--- start of Records provided ---
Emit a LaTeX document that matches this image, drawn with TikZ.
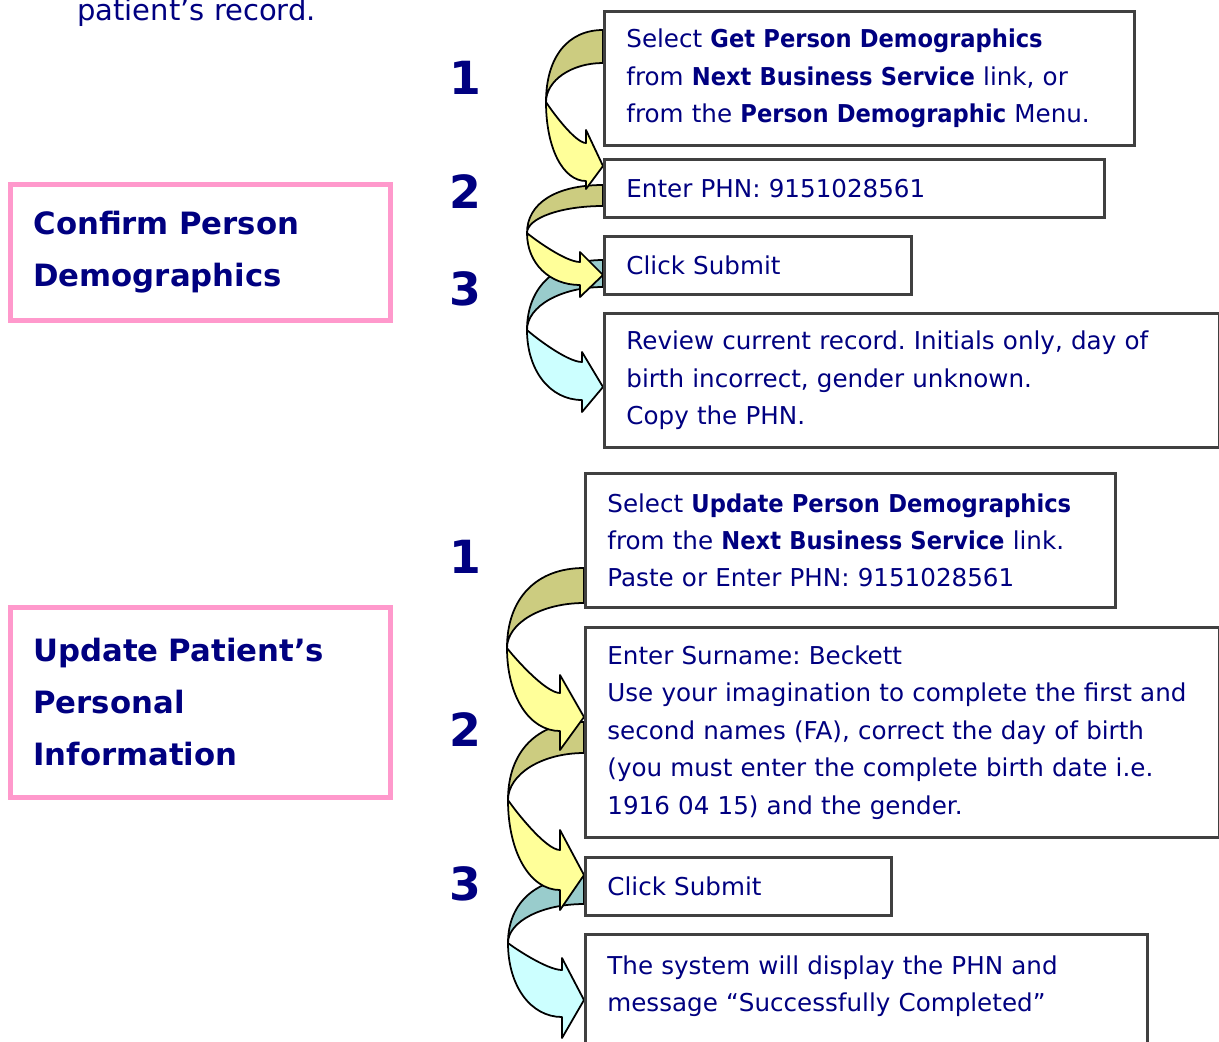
\documentclass[tikz,border=0pt]{standalone}
\usepackage{fontspec}
\setmainfont{DejaVu Sans}
\newfontfamily\boxbold{DejaVu Sans Bold}[FakeStretch=0.92]
\newcommand{\keyterm}[1]{{\boxbold #1}}
\frenchspacing
\definecolor{navy}{RGB}{0,0,128}
\definecolor{boxgray}{RGB}{64,64,64}
\definecolor{pinkline}{RGB}{255,153,204}
\definecolor{backolive}{RGB}{204,204,128}
\definecolor{frontyellow}{RGB}{255,255,153}
\definecolor{backteal}{RGB}{153,204,204}
\definecolor{frontcyan}{RGB}{204,255,255}
\tikzset{
  stepbox/.style={draw=boxgray,line width=1.6pt,fill=white,anchor=north west,align=left,
    inner xsep=0.44cm,inner ysep=0pt,text=navy,font=\fontsize{14}{21.3}\selectfont},
  titlebox/.style={draw=pinkline,line width=2.8pt,anchor=north west,align=left,
    inner xsep=0.46cm,inner ysep=0pt,text=navy,font=\bfseries\fontsize{17.5}{29.6}\selectfont},
  stepno/.style={text=navy,font=\bfseries\fontsize{26}{26}\selectfont},
  arrowline/.style={draw=black,line width=1pt,line join=round}
}
\begin{document}
\begin{tikzpicture}[x=0.02cm,y=-0.02cm]
\useasboundingbox (0,0) rectangle (1219,1041);
\node (rec) at (77,20) [anchor=base west,inner sep=0pt,text=navy,font=\fontsize{16.5}{20}\selectfont] {patient’s record.};

\node (p1) at (8,182) [titlebox,text width=6.68cm,minimum height=2.72cm] {Confirm Person\\Demographics};
\node (p2) at (8,605) [titlebox,text width=6.68cm,minimum height=3.8cm] {Update Patient’s\\Personal\\Information};

\node (n1) at (465,78) [stepno] {1};
\node (n2) at (465,192) [stepno] {2};
\node (n3) at (465,289) [stepno] {3};
\node (n4) at (465,557) [stepno] {1};
\node (n5) at (465,730) [stepno] {2};
\node (n6) at (465,884) [stepno] {3};

\foreach \R/\T/\t/\L/\M/\H/\su/\sl/\bu/\bl/\tp/\bk/\fr in {
  603/260/27/527/330/582/362/400/352/412/387/backteal/frontcyan,
  603/185/21/527/233/580/262/285/252/297/275/backolive/frontyellow,
  603/30/33/546/102/586/143/181/130/189/166/backolive/frontyellow,
  584/877/27/508/943/562/970/1017/958/1038/1000/backteal/frontcyan,
  584/722/31/508/800/560/850/890/830/910/875/backolive/frontyellow,
  584/568/35/507/648/560/693/731/675/750/717/backolive/frontyellow} {
  \draw [arrowline,fill=\bk] (\R,\T) .. controls ({\R-0.62*(\R-\L)},\T) and (\L,{\M-0.62*(\M-\T)}) .. (\L,\M)
    .. controls (\L,{\M-0.552*(\M-\T-\t)}) and ({\R-0.552*(\R-\L)},{\T+\t}) .. (\R,{\T+\t}) -- cycle;
  \draw [arrowline,fill=\fr] (\L,\M) .. controls (\L,{\M+0.58*(\sl-\M)}) and ({\H-0.58*(\H-\L)},\sl) .. (\H,\sl)
    -- (\H,\bl) -- (\R,\tp) -- (\H,\bu) -- (\H,\su)
    .. controls ({\H-0.28*(\H-\L)},\su) and ({\L+0.1*(\H-\L)},{\M+0.16*(\su-\M)}) .. cycle;
}

\node (a1) at (603,10) [stepbox,text width=9.72cm,minimum height=2.68cm] {Select \keyterm{Get Person Demographics}\\from \keyterm{Next Business Service} link, or\\from the \keyterm{Person Demographic} Menu.};
\node (a2) at (603,158) [stepbox,text width=9.12cm,minimum height=1.16cm] {Enter PHN: 9151028561};
\node (a3) at (603,235) [stepbox,text width=5.26cm,minimum height=1.16cm] {Click Submit};
\node (a4) at (603,312) [stepbox,text width=11.42cm,minimum height=2.68cm] {Review current record. Initials only, day of\\birth incorrect, gender unknown.\\Copy the PHN.};

\node (b1) at (584,472) [stepbox,text width=9.72cm,minimum height=2.68cm] {\mbox{Select \keyterm{Update Person Demographics}}\\from the \keyterm{Next Business Service} link.\\Paste or Enter PHN: 9151028561};
\node (b2) at (584,626) [stepbox,text width=11.8cm,minimum height=4.2cm] {Enter Surname: Beckett\\Use your imagination to complete the first and\\second names (FA), correct the day of birth\\(you must enter the complete birth date i.e.\\1916 04 15) and the gender.};
\node (b3) at (584,856) [stepbox,text width=5.24cm,minimum height=1.16cm] {Click Submit};
\node (b4) at (584,933) [stepbox,text width=10.36cm,minimum height=2.72cm] {The system will display the PHN and\\message “Successfully Completed”\\\mbox{}};
\end{tikzpicture}
\end{document}
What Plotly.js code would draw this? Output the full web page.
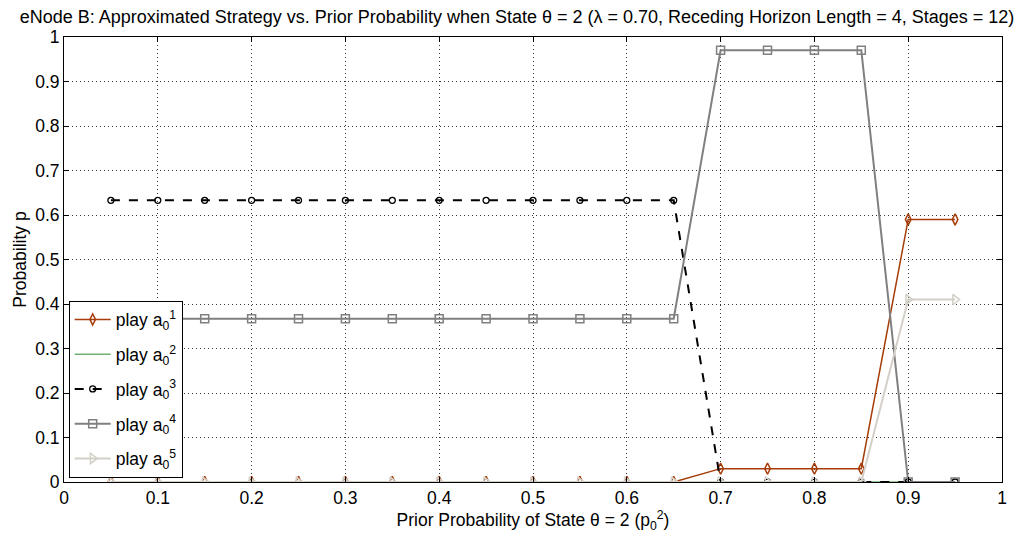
--- end of Records provided ---
▸ What is expected
Images should not appear in the copy; retype the listing above exactly.

▸ Written response
Emit a LaTeX document that matches this image, drawn with TikZ.
\documentclass[tikz,border=0pt]{standalone}
\usepackage{fontspec}
\setmainfont{DejaVu Sans}
\newfontfamily\boxbold{DejaVu Sans Bold}[FakeStretch=0.92]
\newcommand{\keyterm}[1]{{\boxbold #1}}
\frenchspacing
\definecolor{navy}{RGB}{0,0,128}
\definecolor{boxgray}{RGB}{64,64,64}
\definecolor{pinkline}{RGB}{255,153,204}
\definecolor{backolive}{RGB}{204,204,128}
\definecolor{frontyellow}{RGB}{255,255,153}
\definecolor{backteal}{RGB}{153,204,204}
\definecolor{frontcyan}{RGB}{204,255,255}
\tikzset{
  stepbox/.style={draw=boxgray,line width=1.6pt,fill=white,anchor=north west,align=left,
    inner xsep=0.44cm,inner ysep=0pt,text=navy,font=\fontsize{14}{21.3}\selectfont},
  titlebox/.style={draw=pinkline,line width=2.8pt,anchor=north west,align=left,
    inner xsep=0.46cm,inner ysep=0pt,text=navy,font=\bfseries\fontsize{17.5}{29.6}\selectfont},
  stepno/.style={text=navy,font=\bfseries\fontsize{26}{26}\selectfont},
  arrowline/.style={draw=black,line width=1pt,line join=round}
}
\begin{document}
\begin{tikzpicture}[x=0.02cm,y=-0.02cm]
\useasboundingbox (0,0) rectangle (1219,1041);
\node (rec) at (77,20) [anchor=base west,inner sep=0pt,text=navy,font=\fontsize{16.5}{20}\selectfont] {patient’s record.};

\node (p1) at (8,182) [titlebox,text width=6.68cm,minimum height=2.72cm] {Confirm Person\\Demographics};
\node (p2) at (8,605) [titlebox,text width=6.68cm,minimum height=3.8cm] {Update Patient’s\\Personal\\Information};

\node (n1) at (465,78) [stepno] {1};
\node (n2) at (465,192) [stepno] {2};
\node (n3) at (465,289) [stepno] {3};
\node (n4) at (465,557) [stepno] {1};
\node (n5) at (465,730) [stepno] {2};
\node (n6) at (465,884) [stepno] {3};

\foreach \R/\T/\t/\L/\M/\H/\su/\sl/\bu/\bl/\tp/\bk/\fr in {
  603/260/27/527/330/582/362/400/352/412/387/backteal/frontcyan,
  603/185/21/527/233/580/262/285/252/297/275/backolive/frontyellow,
  603/30/33/546/102/586/143/181/130/189/166/backolive/frontyellow,
  584/877/27/508/943/562/970/1017/958/1038/1000/backteal/frontcyan,
  584/722/31/508/800/560/850/890/830/910/875/backolive/frontyellow,
  584/568/35/507/648/560/693/731/675/750/717/backolive/frontyellow} {
  \draw [arrowline,fill=\bk] (\R,\T) .. controls ({\R-0.62*(\R-\L)},\T) and (\L,{\M-0.62*(\M-\T)}) .. (\L,\M)
    .. controls (\L,{\M-0.552*(\M-\T-\t)}) and ({\R-0.552*(\R-\L)},{\T+\t}) .. (\R,{\T+\t}) -- cycle;
  \draw [arrowline,fill=\fr] (\L,\M) .. controls (\L,{\M+0.58*(\sl-\M)}) and ({\H-0.58*(\H-\L)},\sl) .. (\H,\sl)
    -- (\H,\bl) -- (\R,\tp) -- (\H,\bu) -- (\H,\su)
    .. controls ({\H-0.28*(\H-\L)},\su) and ({\L+0.1*(\H-\L)},{\M+0.16*(\su-\M)}) .. cycle;
}

\node (a1) at (603,10) [stepbox,text width=9.72cm,minimum height=2.68cm] {Select \keyterm{Get Person Demographics}\\from \keyterm{Next Business Service} link, or\\from the \keyterm{Person Demographic} Menu.};
\node (a2) at (603,158) [stepbox,text width=9.12cm,minimum height=1.16cm] {Enter PHN: 9151028561};
\node (a3) at (603,235) [stepbox,text width=5.26cm,minimum height=1.16cm] {Click Submit};
\node (a4) at (603,312) [stepbox,text width=11.42cm,minimum height=2.68cm] {Review current record. Initials only, day of\\birth incorrect, gender unknown.\\Copy the PHN.};

\node (b1) at (584,472) [stepbox,text width=9.72cm,minimum height=2.68cm] {\mbox{Select \keyterm{Update Person Demographics}}\\from the \keyterm{Next Business Service} link.\\Paste or Enter PHN: 9151028561};
\node (b2) at (584,626) [stepbox,text width=11.8cm,minimum height=4.2cm] {Enter Surname: Beckett\\Use your imagination to complete the first and\\second names (FA), correct the day of birth\\(you must enter the complete birth date i.e.\\1916 04 15) and the gender.};
\node (b3) at (584,856) [stepbox,text width=5.24cm,minimum height=1.16cm] {Click Submit};
\node (b4) at (584,933) [stepbox,text width=10.36cm,minimum height=2.72cm] {The system will display the PHN and\\message “Successfully Completed”\\\mbox{}};
\end{tikzpicture}
\end{document}
What Plotly.js code would draw this? Output the full web page.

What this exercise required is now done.